“I don’t want you to take pictures”

Thursday April 26,  2012

I tried to take a picture today of the interior of the plane. There isn’t much to see, it’s just a plane, but still, it’s the plane that takes me to the PCT, so I wanted a picture. I’m was sitting at the back of the plane, pointing my camera at the curtain that separates economy from business class, when one of the the stewardesses approached me from behind with her cart, on her way to serve snacks and drinks. “Excuse me”, she said “I saw you taking photographs and I don’t want to be in your picture”. I told her there was no reason to be concerned, I wasn’t taking pictures of people’s faces. Everybody was sitting down and facing forward anyway. Apparently, she didn’t want to be in the picture at all, not even unrecognizable. Yet she must have known that I wasn’t interested in her, because I was taking pictures while she was well outside the frame. In fact, she would have been in the way. Yet she must have thought of herself as something I was interested in. This has happened to me several times now, and every time I forget to ask why not. What is it that makes you so suspicious of me? What could I possibly do with an anonymous behind that would be so troubling that you have to interfere with what I’m doing?

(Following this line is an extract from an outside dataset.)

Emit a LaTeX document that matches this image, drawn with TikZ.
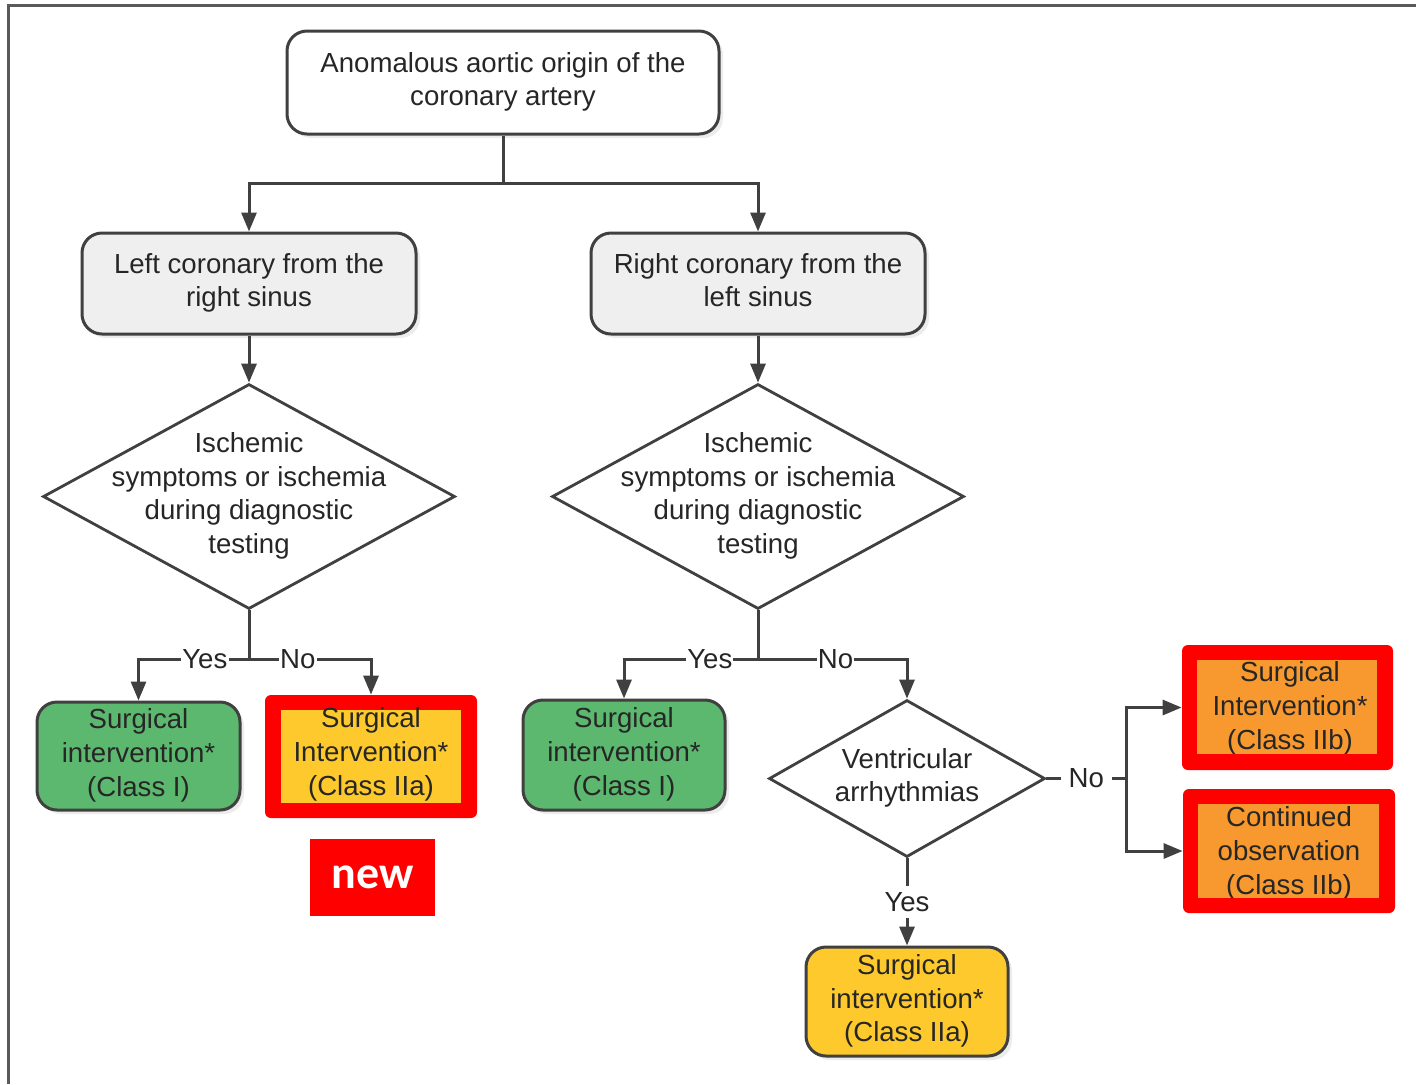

Perhaps some people are uncomfortable relinquishing control over how they look. I think I look much better in the mirror than in a picture, and even though I know I look more like my photo than my mirror image, the mirror gives me a moment to correct myself that the camera doesn’t give me. Simply looking at them people doesn’t seem to be a problem for most people; they are seen, but not observed. Staring is different; it makes most people uncomfortable. It violates a social code that dictates that we look away when two gazes intersect, to return in order to request permission. If we look away, the watched person only presents an image that is not taken, so that (in a sense) they can maintain the illusion that they are unobserved, which is politely acknowledged by quickly shifting our gaze. The camera is too obvious and too slow to pretend, as we do when we look away quickly, that we weren’t really looking. Perhaps it is that violation of the code that is so offensive?